== Records provided
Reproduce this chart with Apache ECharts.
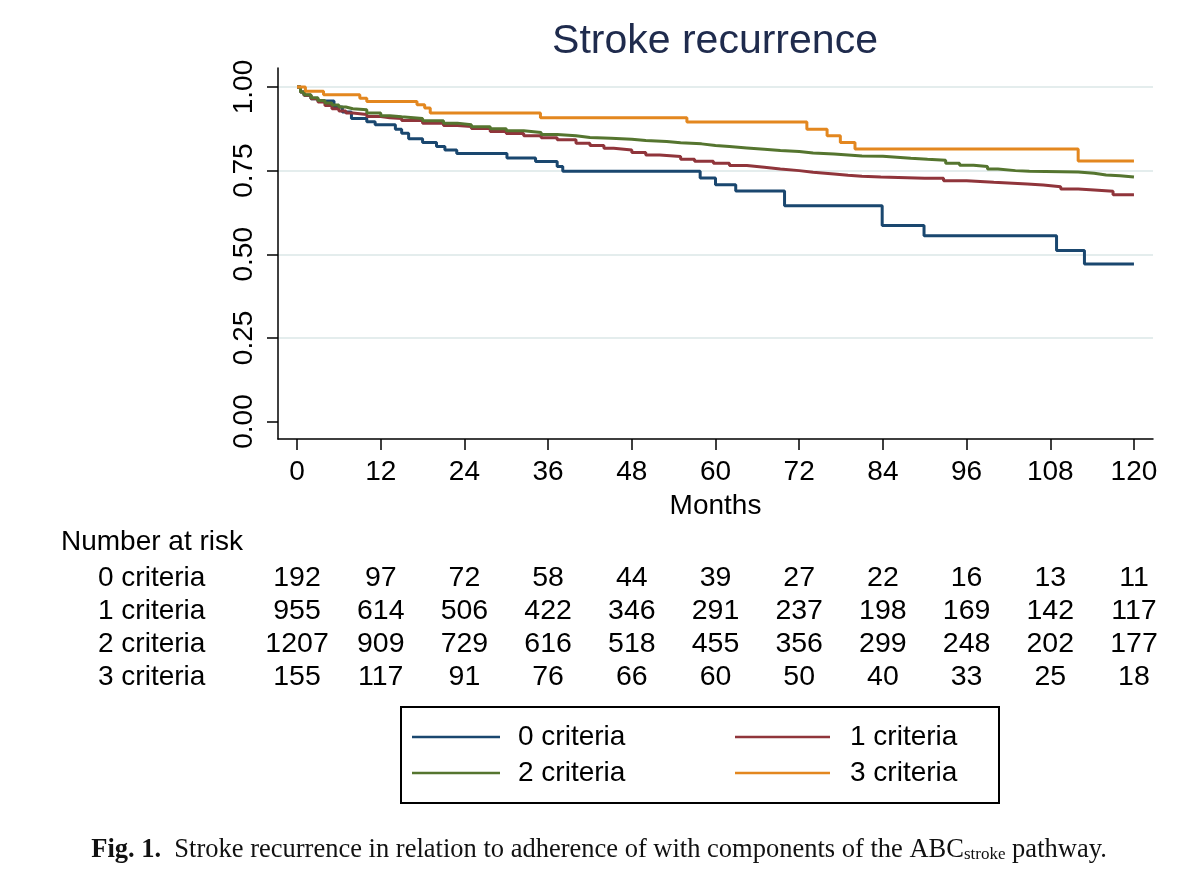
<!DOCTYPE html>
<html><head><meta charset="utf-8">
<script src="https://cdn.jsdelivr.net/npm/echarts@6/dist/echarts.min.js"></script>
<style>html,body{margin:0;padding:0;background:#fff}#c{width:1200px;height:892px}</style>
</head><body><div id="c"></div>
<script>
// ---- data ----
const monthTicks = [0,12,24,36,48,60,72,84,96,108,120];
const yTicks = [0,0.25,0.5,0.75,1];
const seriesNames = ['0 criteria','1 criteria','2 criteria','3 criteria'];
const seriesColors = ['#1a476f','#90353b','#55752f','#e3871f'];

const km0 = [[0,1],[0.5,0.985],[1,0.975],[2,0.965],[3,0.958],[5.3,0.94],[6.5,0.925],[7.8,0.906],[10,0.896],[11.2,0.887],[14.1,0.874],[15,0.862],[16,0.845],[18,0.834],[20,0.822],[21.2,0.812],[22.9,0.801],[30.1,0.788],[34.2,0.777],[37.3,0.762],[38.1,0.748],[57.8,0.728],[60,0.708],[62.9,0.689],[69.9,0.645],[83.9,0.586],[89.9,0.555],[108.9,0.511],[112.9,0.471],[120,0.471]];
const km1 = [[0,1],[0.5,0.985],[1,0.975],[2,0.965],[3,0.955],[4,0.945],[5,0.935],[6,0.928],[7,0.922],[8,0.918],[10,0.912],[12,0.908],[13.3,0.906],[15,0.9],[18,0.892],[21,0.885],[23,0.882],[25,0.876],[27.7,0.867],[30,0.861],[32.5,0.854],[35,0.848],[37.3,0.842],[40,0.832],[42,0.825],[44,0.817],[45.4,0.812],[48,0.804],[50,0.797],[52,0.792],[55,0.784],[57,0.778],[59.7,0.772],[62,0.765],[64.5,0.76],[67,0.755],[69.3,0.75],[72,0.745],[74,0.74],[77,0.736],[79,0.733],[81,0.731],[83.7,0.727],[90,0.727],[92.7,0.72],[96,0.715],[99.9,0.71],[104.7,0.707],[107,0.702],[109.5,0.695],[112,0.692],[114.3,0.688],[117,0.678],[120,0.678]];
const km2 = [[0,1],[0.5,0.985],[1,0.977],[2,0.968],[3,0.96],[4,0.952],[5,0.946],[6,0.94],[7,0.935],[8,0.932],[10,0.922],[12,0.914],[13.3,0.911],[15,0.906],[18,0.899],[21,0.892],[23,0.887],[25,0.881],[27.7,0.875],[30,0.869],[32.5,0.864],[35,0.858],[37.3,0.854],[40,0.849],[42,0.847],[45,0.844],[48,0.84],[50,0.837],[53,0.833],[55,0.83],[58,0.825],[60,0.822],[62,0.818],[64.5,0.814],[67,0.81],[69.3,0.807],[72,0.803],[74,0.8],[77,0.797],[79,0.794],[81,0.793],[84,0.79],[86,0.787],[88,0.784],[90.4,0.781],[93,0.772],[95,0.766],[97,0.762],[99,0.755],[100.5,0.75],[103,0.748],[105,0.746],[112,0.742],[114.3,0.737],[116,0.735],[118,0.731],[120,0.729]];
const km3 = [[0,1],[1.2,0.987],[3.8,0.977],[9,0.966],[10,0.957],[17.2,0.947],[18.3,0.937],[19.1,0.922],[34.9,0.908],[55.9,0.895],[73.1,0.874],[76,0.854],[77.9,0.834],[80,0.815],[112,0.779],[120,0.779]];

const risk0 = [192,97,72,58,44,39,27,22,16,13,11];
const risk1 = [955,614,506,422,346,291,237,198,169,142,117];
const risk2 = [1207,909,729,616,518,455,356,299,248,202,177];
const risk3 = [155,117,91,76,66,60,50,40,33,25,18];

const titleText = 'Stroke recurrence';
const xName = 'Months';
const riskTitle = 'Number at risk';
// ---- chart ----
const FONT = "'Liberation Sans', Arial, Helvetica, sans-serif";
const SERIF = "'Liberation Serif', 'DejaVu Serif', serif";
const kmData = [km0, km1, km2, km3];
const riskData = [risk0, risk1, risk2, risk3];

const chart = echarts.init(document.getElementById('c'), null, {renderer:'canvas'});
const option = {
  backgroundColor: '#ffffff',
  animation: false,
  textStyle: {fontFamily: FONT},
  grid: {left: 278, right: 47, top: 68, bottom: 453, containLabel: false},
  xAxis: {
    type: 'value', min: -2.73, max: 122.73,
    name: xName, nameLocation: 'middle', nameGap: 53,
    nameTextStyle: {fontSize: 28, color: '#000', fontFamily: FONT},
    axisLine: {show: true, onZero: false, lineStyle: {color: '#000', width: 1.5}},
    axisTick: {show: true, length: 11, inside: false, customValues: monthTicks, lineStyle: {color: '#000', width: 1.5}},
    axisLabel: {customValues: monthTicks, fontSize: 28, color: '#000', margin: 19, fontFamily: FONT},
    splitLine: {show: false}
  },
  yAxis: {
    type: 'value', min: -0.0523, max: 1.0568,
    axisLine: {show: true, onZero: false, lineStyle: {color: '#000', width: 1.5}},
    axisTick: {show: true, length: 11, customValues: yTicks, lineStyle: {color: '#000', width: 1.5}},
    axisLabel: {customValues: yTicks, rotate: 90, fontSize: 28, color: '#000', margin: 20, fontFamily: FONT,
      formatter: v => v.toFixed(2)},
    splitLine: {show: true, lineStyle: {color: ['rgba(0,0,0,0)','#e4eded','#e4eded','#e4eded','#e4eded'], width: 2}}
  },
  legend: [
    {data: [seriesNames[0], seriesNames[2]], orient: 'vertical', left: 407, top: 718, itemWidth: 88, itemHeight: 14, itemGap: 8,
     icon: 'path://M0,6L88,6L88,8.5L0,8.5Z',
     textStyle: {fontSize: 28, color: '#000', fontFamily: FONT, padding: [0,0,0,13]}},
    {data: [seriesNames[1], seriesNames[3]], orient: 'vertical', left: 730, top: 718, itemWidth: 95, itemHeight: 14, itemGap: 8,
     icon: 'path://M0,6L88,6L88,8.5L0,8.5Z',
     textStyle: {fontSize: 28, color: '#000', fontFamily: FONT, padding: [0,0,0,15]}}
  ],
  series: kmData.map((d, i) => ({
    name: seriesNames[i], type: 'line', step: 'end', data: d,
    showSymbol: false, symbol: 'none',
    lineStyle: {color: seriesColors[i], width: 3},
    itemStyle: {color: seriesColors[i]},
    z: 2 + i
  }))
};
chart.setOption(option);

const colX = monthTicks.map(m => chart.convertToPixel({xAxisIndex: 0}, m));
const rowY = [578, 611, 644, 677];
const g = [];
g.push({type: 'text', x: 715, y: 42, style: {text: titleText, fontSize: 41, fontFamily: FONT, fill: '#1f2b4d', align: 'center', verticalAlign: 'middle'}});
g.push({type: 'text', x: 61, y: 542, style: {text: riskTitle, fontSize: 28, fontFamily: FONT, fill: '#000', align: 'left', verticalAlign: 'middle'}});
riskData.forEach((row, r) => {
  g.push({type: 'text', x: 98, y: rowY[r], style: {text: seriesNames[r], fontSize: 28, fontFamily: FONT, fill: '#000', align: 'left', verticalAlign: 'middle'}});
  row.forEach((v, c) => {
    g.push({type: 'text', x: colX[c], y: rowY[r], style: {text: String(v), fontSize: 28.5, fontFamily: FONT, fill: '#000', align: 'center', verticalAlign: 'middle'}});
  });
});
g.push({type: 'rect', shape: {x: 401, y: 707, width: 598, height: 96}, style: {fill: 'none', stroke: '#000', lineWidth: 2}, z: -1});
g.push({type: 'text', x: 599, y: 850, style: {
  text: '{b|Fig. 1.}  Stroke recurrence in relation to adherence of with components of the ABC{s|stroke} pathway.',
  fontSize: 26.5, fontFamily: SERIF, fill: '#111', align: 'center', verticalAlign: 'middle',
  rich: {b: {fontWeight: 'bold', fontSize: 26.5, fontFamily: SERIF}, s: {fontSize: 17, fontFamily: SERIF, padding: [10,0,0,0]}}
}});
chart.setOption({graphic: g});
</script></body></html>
====
== Records provided
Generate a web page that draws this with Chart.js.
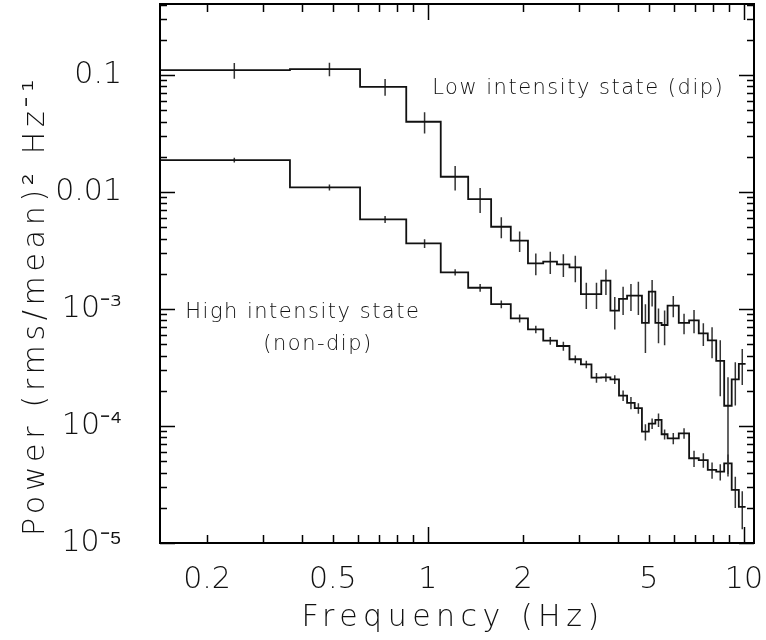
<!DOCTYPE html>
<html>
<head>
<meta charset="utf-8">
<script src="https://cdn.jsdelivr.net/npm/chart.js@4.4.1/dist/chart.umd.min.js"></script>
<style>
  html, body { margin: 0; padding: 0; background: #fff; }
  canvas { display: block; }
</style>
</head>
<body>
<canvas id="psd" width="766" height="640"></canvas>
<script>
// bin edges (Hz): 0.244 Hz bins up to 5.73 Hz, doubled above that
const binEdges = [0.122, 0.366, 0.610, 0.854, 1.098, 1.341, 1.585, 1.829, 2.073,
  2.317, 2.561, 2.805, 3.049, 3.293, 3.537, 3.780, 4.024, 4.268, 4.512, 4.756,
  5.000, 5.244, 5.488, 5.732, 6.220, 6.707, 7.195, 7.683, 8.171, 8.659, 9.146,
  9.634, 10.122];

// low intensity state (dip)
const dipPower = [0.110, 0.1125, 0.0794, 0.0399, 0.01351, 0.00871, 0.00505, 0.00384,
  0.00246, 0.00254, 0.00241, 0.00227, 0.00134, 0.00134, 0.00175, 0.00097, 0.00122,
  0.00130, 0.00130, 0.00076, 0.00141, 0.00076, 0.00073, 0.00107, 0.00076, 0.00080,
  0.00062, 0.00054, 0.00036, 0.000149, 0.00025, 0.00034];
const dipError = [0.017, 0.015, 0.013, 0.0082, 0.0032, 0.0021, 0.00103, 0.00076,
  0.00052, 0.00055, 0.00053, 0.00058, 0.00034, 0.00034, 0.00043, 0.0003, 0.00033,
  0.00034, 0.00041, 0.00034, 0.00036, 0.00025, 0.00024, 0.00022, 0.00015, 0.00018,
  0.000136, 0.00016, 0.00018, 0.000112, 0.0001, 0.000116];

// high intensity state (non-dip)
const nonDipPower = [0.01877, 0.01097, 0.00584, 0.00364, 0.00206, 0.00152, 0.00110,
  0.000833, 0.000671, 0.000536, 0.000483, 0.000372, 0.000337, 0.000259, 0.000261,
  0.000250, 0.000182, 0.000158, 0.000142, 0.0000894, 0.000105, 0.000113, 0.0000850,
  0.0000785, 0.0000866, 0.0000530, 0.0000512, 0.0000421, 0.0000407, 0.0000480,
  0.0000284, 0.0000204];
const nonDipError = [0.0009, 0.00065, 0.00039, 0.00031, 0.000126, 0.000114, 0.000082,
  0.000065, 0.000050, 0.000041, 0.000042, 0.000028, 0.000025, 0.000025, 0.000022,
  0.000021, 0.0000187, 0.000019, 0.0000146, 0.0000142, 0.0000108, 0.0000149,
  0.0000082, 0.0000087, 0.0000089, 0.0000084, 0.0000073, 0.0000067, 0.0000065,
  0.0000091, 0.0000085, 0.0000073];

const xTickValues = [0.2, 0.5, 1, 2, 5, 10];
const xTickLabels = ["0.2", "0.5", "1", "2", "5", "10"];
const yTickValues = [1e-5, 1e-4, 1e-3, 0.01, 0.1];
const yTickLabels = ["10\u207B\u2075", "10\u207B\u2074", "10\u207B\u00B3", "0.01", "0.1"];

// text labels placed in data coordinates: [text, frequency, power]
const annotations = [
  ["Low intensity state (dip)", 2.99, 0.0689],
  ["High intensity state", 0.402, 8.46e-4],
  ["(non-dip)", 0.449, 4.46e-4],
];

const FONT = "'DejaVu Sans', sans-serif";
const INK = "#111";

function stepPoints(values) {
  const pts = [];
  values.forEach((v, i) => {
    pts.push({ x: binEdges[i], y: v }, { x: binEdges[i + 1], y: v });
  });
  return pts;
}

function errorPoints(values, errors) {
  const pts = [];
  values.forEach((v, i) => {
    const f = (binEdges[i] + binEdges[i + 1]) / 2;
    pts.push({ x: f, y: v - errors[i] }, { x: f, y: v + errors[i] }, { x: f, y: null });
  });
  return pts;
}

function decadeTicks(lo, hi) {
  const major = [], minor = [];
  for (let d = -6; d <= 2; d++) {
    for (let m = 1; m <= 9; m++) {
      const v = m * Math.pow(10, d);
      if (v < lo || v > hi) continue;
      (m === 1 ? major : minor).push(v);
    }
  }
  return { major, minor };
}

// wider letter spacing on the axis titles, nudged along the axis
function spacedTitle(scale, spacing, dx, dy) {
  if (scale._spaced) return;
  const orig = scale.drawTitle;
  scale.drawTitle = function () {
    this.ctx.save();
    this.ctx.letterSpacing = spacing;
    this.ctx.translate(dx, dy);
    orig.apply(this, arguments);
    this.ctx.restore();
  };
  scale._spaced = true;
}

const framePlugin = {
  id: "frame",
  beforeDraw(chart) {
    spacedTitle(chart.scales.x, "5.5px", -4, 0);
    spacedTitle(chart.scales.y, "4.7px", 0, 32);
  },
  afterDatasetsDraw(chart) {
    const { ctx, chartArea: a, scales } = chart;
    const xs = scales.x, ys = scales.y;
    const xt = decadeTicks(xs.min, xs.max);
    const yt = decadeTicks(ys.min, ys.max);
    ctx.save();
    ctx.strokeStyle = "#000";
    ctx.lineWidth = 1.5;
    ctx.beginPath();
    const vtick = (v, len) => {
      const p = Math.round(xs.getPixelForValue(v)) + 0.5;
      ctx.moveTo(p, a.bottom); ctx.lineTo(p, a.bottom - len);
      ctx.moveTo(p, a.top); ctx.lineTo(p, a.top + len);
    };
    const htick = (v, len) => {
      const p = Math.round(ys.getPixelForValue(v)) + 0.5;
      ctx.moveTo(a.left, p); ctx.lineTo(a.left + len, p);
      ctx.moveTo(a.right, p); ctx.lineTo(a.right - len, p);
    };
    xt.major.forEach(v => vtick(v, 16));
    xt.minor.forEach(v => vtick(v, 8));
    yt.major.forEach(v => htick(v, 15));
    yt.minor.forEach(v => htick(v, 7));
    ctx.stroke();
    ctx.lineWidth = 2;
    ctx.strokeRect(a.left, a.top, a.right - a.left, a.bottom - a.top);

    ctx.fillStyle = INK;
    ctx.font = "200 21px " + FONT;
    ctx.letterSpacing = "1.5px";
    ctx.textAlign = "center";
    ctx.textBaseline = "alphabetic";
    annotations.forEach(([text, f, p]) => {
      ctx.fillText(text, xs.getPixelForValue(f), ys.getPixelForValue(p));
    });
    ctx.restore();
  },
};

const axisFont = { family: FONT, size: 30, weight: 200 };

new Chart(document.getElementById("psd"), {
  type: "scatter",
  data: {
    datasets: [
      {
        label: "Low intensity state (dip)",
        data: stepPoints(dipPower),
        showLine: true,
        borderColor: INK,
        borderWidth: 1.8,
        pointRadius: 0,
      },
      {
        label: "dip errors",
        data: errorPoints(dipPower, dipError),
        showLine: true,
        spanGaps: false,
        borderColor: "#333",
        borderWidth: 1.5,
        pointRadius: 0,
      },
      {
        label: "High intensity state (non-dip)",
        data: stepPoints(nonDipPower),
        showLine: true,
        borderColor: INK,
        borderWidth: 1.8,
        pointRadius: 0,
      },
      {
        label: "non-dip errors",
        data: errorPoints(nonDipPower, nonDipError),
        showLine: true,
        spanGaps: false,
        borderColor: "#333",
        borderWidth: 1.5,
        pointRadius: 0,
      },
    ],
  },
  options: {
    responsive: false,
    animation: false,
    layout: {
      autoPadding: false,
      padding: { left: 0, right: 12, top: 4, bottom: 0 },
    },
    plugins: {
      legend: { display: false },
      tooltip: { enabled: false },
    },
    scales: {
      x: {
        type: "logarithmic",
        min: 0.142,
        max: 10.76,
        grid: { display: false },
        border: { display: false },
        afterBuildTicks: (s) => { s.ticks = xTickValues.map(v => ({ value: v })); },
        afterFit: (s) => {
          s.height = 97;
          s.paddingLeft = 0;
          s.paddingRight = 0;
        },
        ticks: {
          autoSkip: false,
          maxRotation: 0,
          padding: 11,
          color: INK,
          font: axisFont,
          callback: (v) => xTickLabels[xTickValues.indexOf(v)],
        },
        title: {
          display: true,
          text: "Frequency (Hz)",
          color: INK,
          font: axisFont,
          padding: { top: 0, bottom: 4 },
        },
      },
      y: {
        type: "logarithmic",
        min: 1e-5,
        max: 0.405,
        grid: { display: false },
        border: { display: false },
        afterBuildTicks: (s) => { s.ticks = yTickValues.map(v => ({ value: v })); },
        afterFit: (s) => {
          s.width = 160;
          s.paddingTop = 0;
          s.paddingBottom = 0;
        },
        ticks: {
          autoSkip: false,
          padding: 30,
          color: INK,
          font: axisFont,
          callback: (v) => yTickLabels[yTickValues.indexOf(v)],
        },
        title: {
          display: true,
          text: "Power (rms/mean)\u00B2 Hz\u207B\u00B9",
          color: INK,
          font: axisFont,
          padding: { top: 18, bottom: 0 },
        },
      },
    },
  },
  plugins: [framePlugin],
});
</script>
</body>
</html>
====
→ Exercise
Copy word for word every line from the one with "Reproduce this chart with Apache ECharts." through the one with "const seriesColors = ['#1a476f','#90353b','#55752f','#e3871f'];", including both. No pictures belong in the copy.

→ Completed exercise
Reproduce this chart with Apache ECharts.
<!DOCTYPE html>
<html><head><meta charset="utf-8">
<script src="https://cdn.jsdelivr.net/npm/echarts@6/dist/echarts.min.js"></script>
<style>html,body{margin:0;padding:0;background:#fff}#c{width:1200px;height:892px}</style>
</head><body><div id="c"></div>
<script>
// ---- data ----
const monthTicks = [0,12,24,36,48,60,72,84,96,108,120];
const yTicks = [0,0.25,0.5,0.75,1];
const seriesNames = ['0 criteria','1 criteria','2 criteria','3 criteria'];
const seriesColors = ['#1a476f','#90353b','#55752f','#e3871f'];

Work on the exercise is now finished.